→ **WORK TO COMPLETE**: Output the material exactly, but drop every image it holds.

→ **RECORDED INFORMATION**:
☆ ☆ ☆ ☆

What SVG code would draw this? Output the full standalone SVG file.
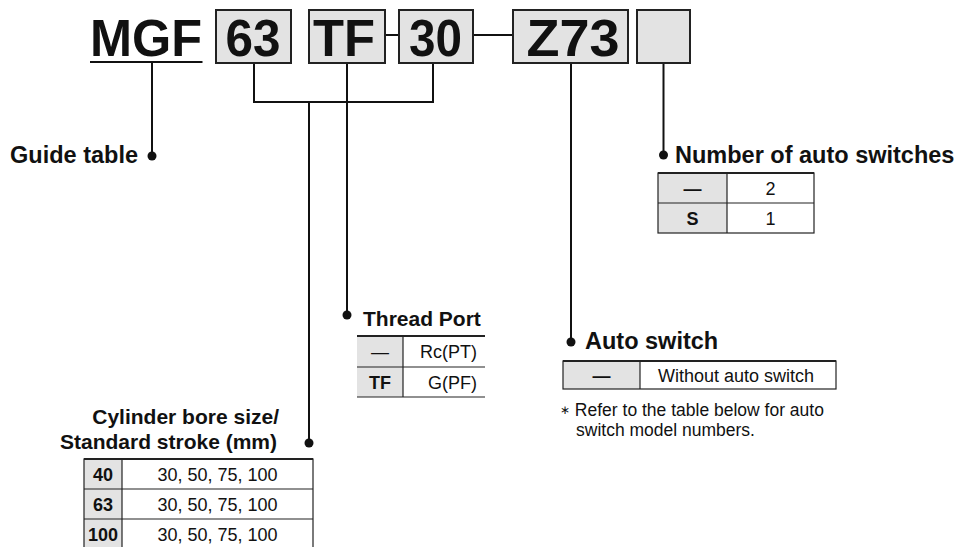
<svg xmlns="http://www.w3.org/2000/svg" width="961" height="547" viewBox="0 0 961 547">
<style>
text{font-family:"Liberation Sans",Arial,sans-serif;fill:#111}
.big{font-size:52px;font-weight:bold}
.lbl{font-size:23.5px;font-weight:bold}
.lbl2{font-size:21px;font-weight:bold}
.td{font-size:18px}
.tb{font-size:18px;font-weight:bold}
.note{font-size:17.5px}
.box{fill:#e3e3e3;stroke:#222;stroke-width:2}
.ln{stroke:#111;stroke-width:2;fill:none}
.gray{fill:#e3e3e3}
.tl{stroke:#222;stroke-width:1.2;fill:none}
.dot{fill:#111}
</style>
<rect width="961" height="547" fill="#fff"/>
<g id="connectors">
<line class="ln" x1="90" y1="62" x2="202.5" y2="62"/>
<path class="ln" d="M152 62V156"/>
<path class="ln" d="M254 63V102H433V63"/>
<path class="ln" d="M309 102V443"/>
<path class="ln" d="M347 63V315"/>
<path class="ln" d="M385 35H399"/>
<path class="ln" d="M473 35H513"/>
<path class="ln" d="M571 63V342"/>
<path class="ln" d="M663.5 63V155"/>
<circle class="dot" cx="152" cy="156" r="4.5"/>
<circle class="dot" cx="309" cy="443" r="4.5"/>
<circle class="dot" cx="347" cy="315" r="4.5"/>
<circle class="dot" cx="571" cy="342" r="4.5"/>
<circle class="dot" cx="663.5" cy="155" r="4.5"/>
</g>
<g id="code">
<text class="big" x="90" y="56" textLength="112" lengthAdjust="spacingAndGlyphs">MGF</text>
</g>
<g id="box-63">
<rect class="box" x="216" y="10" width="75" height="53"/>
<text class="big" x="253" y="56" text-anchor="middle" textLength="55" lengthAdjust="spacingAndGlyphs">63</text>
</g>
<g id="box-TF">
<rect class="box" x="309" y="10" width="76" height="53"/>
<text class="big" x="344" y="56" text-anchor="middle" textLength="62" lengthAdjust="spacingAndGlyphs">TF</text>
</g>
<g id="box-30">
<rect class="box" x="399" y="10" width="74" height="53"/>
<text class="big" x="435.5" y="56" text-anchor="middle" textLength="53" lengthAdjust="spacingAndGlyphs">30</text>
</g>
<g id="box-Z73">
<rect class="box" x="513" y="10" width="115" height="53"/>
<text class="big" x="573" y="56" text-anchor="middle" textLength="93" lengthAdjust="spacingAndGlyphs">Z73</text>
</g>
<g id="box-empty">
<rect class="box" x="637" y="10" width="53" height="53"/>
</g>
<g id="guide-table">
<text class="lbl" x="138" y="163" text-anchor="end">Guide table</text>
</g>
<g id="num-switches">
<text class="lbl" x="675" y="163">Number of auto switches</text>
<rect class="gray" x="658" y="173" width="69" height="60"/>
<rect class="tl" x="658" y="173" width="156" height="60"/>
<line class="tl" x1="658" y1="203" x2="814" y2="203"/>
<line class="tl" x1="727" y1="173" x2="727" y2="233"/>
<line x1="658" y1="173" x2="814" y2="173" stroke="#222" stroke-width="2"/>
<text class="tb" x="692.5" y="194.5" text-anchor="middle">—</text>
<text class="td" x="770.5" y="194.5" text-anchor="middle">2</text>
<text class="tb" x="692.5" y="224.5" text-anchor="middle">S</text>
<text class="td" x="770.5" y="224.5" text-anchor="middle">1</text>
</g>
<g id="thread-port">
<text class="lbl2" x="363" y="326">Thread Port</text>
<rect class="gray" x="357" y="336" width="46" height="61"/>
<line x1="357" y1="336" x2="485" y2="336" stroke="#222" stroke-width="2"/>
<line class="tl" x1="357" y1="367" x2="485" y2="367"/>
<line class="tl" x1="357" y1="397" x2="485" y2="397"/>
<line class="tl" x1="403" y1="336" x2="403" y2="397"/>
<text class="td" x="380" y="358" text-anchor="middle">—</text>
<text class="td" x="477" y="358" text-anchor="end">Rc(PT)</text>
<text class="tb" x="380" y="388.5" text-anchor="middle">TF</text>
<text class="td" x="477" y="388.5" text-anchor="end">G(PF)</text>
</g>
<g id="auto-switch">
<text class="lbl" x="585" y="349">Auto switch</text>
<rect class="gray" x="563" y="361" width="77" height="28"/>
<rect class="tl" x="563" y="361" width="273" height="28"/>
<line x1="563" y1="361" x2="836" y2="361" stroke="#222" stroke-width="2"/>
<line class="tl" x1="640" y1="361" x2="640" y2="389"/>
<text class="tb" x="601.5" y="381.5" text-anchor="middle">—</text>
<text class="td" x="736" y="381.5" text-anchor="middle">Without auto switch</text>
<text class="note" x="560" y="416"><tspan font-size="12" dy="-2">∗</tspan><tspan dy="2"> Refer to the table below for auto</tspan></text>
<text class="note" x="576" y="436">switch model numbers.</text>
</g>
<g id="bore-stroke">
<text class="lbl2" x="279" y="424" text-anchor="end">Cylinder bore size/</text>
<text class="lbl2" x="277" y="449" text-anchor="end">Standard stroke (mm)</text>
<rect class="gray" x="84" y="459" width="38" height="92"/>
<rect class="tl" x="84" y="459" width="229" height="92"/>
<line x1="84" y1="459" x2="313" y2="459" stroke="#222" stroke-width="2"/>
<line class="tl" x1="84" y1="489" x2="313" y2="489"/>
<line class="tl" x1="84" y1="519" x2="313" y2="519"/>
<line class="tl" x1="122" y1="459" x2="122" y2="551"/>
<text class="tb" x="103" y="480.5" text-anchor="middle">40</text>
<text class="td" x="217.5" y="480.5" text-anchor="middle">30, 50, 75, 100</text>
<text class="tb" x="103" y="510.5" text-anchor="middle">63</text>
<text class="td" x="217.5" y="510.5" text-anchor="middle">30, 50, 75, 100</text>
<text class="tb" x="103" y="540.5" text-anchor="middle">100</text>
<text class="td" x="217.5" y="540.5" text-anchor="middle">30, 50, 75, 100</text>
</g>
</svg>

☆ ☆ ☆ ☆

→ **SOLUTION**:
What SVG code would draw this? Output the full standalone SVG file.
<svg xmlns="http://www.w3.org/2000/svg" width="961" height="547" viewBox="0 0 961 547">
<style>
text{font-family:"Liberation Sans",Arial,sans-serif;fill:#111}
.big{font-size:52px;font-weight:bold}
.lbl{font-size:23.5px;font-weight:bold}
.lbl2{font-size:21px;font-weight:bold}
.td{font-size:18px}
.tb{font-size:18px;font-weight:bold}
.note{font-size:17.5px}
.box{fill:#e3e3e3;stroke:#222;stroke-width:2}
.ln{stroke:#111;stroke-width:2;fill:none}
.gray{fill:#e3e3e3}
.tl{stroke:#222;stroke-width:1.2;fill:none}
.dot{fill:#111}
</style>
<rect width="961" height="547" fill="#fff"/>
<g id="connectors">
<line class="ln" x1="90" y1="62" x2="202.5" y2="62"/>
<path class="ln" d="M152 62V156"/>
<path class="ln" d="M254 63V102H433V63"/>
<path class="ln" d="M309 102V443"/>
<path class="ln" d="M347 63V315"/>
<path class="ln" d="M385 35H399"/>
<path class="ln" d="M473 35H513"/>
<path class="ln" d="M571 63V342"/>
<path class="ln" d="M663.5 63V155"/>
<circle class="dot" cx="152" cy="156" r="4.5"/>
<circle class="dot" cx="309" cy="443" r="4.5"/>
<circle class="dot" cx="347" cy="315" r="4.5"/>
<circle class="dot" cx="571" cy="342" r="4.5"/>
<circle class="dot" cx="663.5" cy="155" r="4.5"/>
</g>
<g id="code">
<text class="big" x="90" y="56" textLength="112" lengthAdjust="spacingAndGlyphs">MGF</text>
</g>
<g id="box-63">
<rect class="box" x="216" y="10" width="75" height="53"/>
<text class="big" x="253" y="56" text-anchor="middle" textLength="55" lengthAdjust="spacingAndGlyphs">63</text>
</g>
<g id="box-TF">
<rect class="box" x="309" y="10" width="76" height="53"/>
<text class="big" x="344" y="56" text-anchor="middle" textLength="62" lengthAdjust="spacingAndGlyphs">TF</text>
</g>
<g id="box-30">
<rect class="box" x="399" y="10" width="74" height="53"/>
<text class="big" x="435.5" y="56" text-anchor="middle" textLength="53" lengthAdjust="spacingAndGlyphs">30</text>
</g>
<g id="box-Z73">
<rect class="box" x="513" y="10" width="115" height="53"/>
<text class="big" x="573" y="56" text-anchor="middle" textLength="93" lengthAdjust="spacingAndGlyphs">Z73</text>
</g>
<g id="box-empty">
<rect class="box" x="637" y="10" width="53" height="53"/>
</g>
<g id="guide-table">
<text class="lbl" x="138" y="163" text-anchor="end">Guide table</text>
</g>
<g id="num-switches">
<text class="lbl" x="675" y="163">Number of auto switches</text>
<rect class="gray" x="658" y="173" width="69" height="60"/>
<rect class="tl" x="658" y="173" width="156" height="60"/>
<line class="tl" x1="658" y1="203" x2="814" y2="203"/>
<line class="tl" x1="727" y1="173" x2="727" y2="233"/>
<line x1="658" y1="173" x2="814" y2="173" stroke="#222" stroke-width="2"/>
<text class="tb" x="692.5" y="194.5" text-anchor="middle">—</text>
<text class="td" x="770.5" y="194.5" text-anchor="middle">2</text>
<text class="tb" x="692.5" y="224.5" text-anchor="middle">S</text>
<text class="td" x="770.5" y="224.5" text-anchor="middle">1</text>
</g>
<g id="thread-port">
<text class="lbl2" x="363" y="326">Thread Port</text>
<rect class="gray" x="357" y="336" width="46" height="61"/>
<line x1="357" y1="336" x2="485" y2="336" stroke="#222" stroke-width="2"/>
<line class="tl" x1="357" y1="367" x2="485" y2="367"/>
<line class="tl" x1="357" y1="397" x2="485" y2="397"/>
<line class="tl" x1="403" y1="336" x2="403" y2="397"/>
<text class="td" x="380" y="358" text-anchor="middle">—</text>
<text class="td" x="477" y="358" text-anchor="end">Rc(PT)</text>
<text class="tb" x="380" y="388.5" text-anchor="middle">TF</text>
<text class="td" x="477" y="388.5" text-anchor="end">G(PF)</text>
</g>
<g id="auto-switch">
<text class="lbl" x="585" y="349">Auto switch</text>
<rect class="gray" x="563" y="361" width="77" height="28"/>
<rect class="tl" x="563" y="361" width="273" height="28"/>
<line x1="563" y1="361" x2="836" y2="361" stroke="#222" stroke-width="2"/>
<line class="tl" x1="640" y1="361" x2="640" y2="389"/>
<text class="tb" x="601.5" y="381.5" text-anchor="middle">—</text>
<text class="td" x="736" y="381.5" text-anchor="middle">Without auto switch</text>
<text class="note" x="560" y="416"><tspan font-size="12" dy="-2">∗</tspan><tspan dy="2"> Refer to the table below for auto</tspan></text>
<text class="note" x="576" y="436">switch model numbers.</text>
</g>
<g id="bore-stroke">
<text class="lbl2" x="279" y="424" text-anchor="end">Cylinder bore size/</text>
<text class="lbl2" x="277" y="449" text-anchor="end">Standard stroke (mm)</text>
<rect class="gray" x="84" y="459" width="38" height="92"/>
<rect class="tl" x="84" y="459" width="229" height="92"/>
<line x1="84" y1="459" x2="313" y2="459" stroke="#222" stroke-width="2"/>
<line class="tl" x1="84" y1="489" x2="313" y2="489"/>
<line class="tl" x1="84" y1="519" x2="313" y2="519"/>
<line class="tl" x1="122" y1="459" x2="122" y2="551"/>
<text class="tb" x="103" y="480.5" text-anchor="middle">40</text>
<text class="td" x="217.5" y="480.5" text-anchor="middle">30, 50, 75, 100</text>
<text class="tb" x="103" y="510.5" text-anchor="middle">63</text>
<text class="td" x="217.5" y="510.5" text-anchor="middle">30, 50, 75, 100</text>
<text class="tb" x="103" y="540.5" text-anchor="middle">100</text>
<text class="td" x="217.5" y="540.5" text-anchor="middle">30, 50, 75, 100</text>
</g>
</svg>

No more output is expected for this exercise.